What Is State Store in Kafka Streams: Simple Explanation and Example

A state store in Kafka Streams is a local database that keeps track of data during stream processing. It helps maintain and query state information like counts or aggregates while processing continuous data streams.
⚙️

How It Works

Think of a state store as a notebook that your Kafka Streams application carries around. While processing data streams, it writes important information in this notebook to remember past events. This helps the app make decisions based on history, like counting how many times a word appeared.

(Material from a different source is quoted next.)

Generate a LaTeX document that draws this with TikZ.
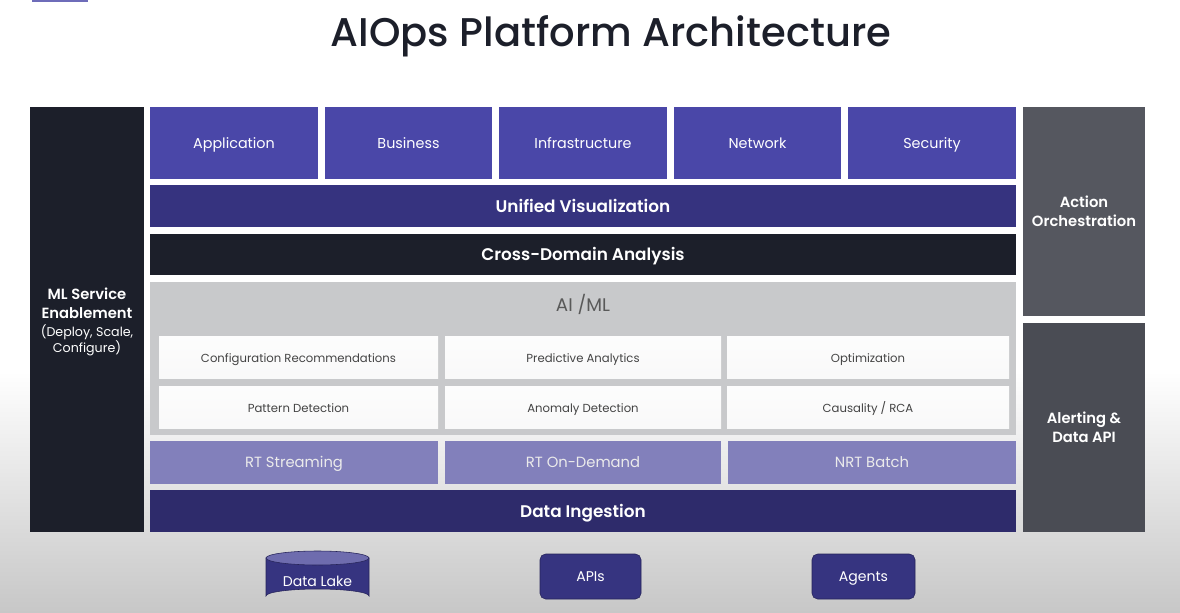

The state store lives locally on the machine running the stream app, so it can quickly read and update data without asking a remote database. Kafka Streams also backs up this notebook by saving changes to a Kafka topic, so if the app stops and restarts, it can restore the notebook and continue where it left off.

💻

Example

This example shows how to create a simple key-value state store in Kafka Streams to count words.
java
import org.apache.kafka.common.serialization.Serdes;
import org.apache.kafka.streams.KafkaStreams;
import org.apache.kafka.streams.StreamsBuilder;
import org.apache.kafka.streams.StreamsConfig;
import org.apache.kafka.streams.kstream.KStream;
import org.apache.kafka.streams.state.Stores;
import java.util.Properties;

public class WordCountWithStateStore {
    public static void main(String[] args) {
        Properties props = new Properties();
        props.put(StreamsConfig.APPLICATION_ID_CONFIG, "wordcount-app");
        props.put(StreamsConfig.BOOTSTRAP_SERVERS_CONFIG, "localhost:9092");
        props.put(StreamsConfig.DEFAULT_KEY_SERDE_CLASS_CONFIG, Serdes.String().getClass());
        props.put(StreamsConfig.DEFAULT_VALUE_SERDE_CLASS_CONFIG, Serdes.String().getClass());

        StreamsBuilder builder = new StreamsBuilder();

        // Define a state store named "CountsStore"
        builder.addStateStore(Stores.keyValueStoreBuilder(
                Stores.persistentKeyValueStore("CountsStore"),
                Serdes.String(),
                Serdes.Long()));

        KStream<String, String> textLines = builder.stream("input-topic");

        textLines.flatMapValues(value -> java.util.Arrays.asList(value.toLowerCase().split(" ")))
                .groupBy((key, word) -> word)
                .count()
                .toStream()
                .to("output-topic");

        KafkaStreams streams = new KafkaStreams(builder.build(), props);
        streams.start();

        Runtime.getRuntime().addShutdownHook(new Thread(streams::close));
    }
}
Output
The application reads lines from 'input-topic', counts words using the state store 'CountsStore', and writes counts to 'output-topic'.
🎯

When to Use

Use a state store when your stream processing needs to remember information across many events. For example, counting clicks per user, tracking session data, or aggregating sales totals over time.

This is useful in real-time analytics, monitoring, and any case where you want to keep track of running totals or patterns without losing data if the app restarts.

Key Points

  • A state store is a local database inside Kafka Streams for storing data during processing.
  • It allows fast access to past data to compute aggregates or track state.
  • State stores are backed up by Kafka topics for fault tolerance.
  • Common types include key-value stores and window stores.

Key Takeaways

A state store keeps track of data locally during Kafka Streams processing.
It enables real-time aggregation and stateful computations.
State stores are fault-tolerant by backing up data to Kafka topics.
Use state stores for counting, session tracking, and other stateful tasks.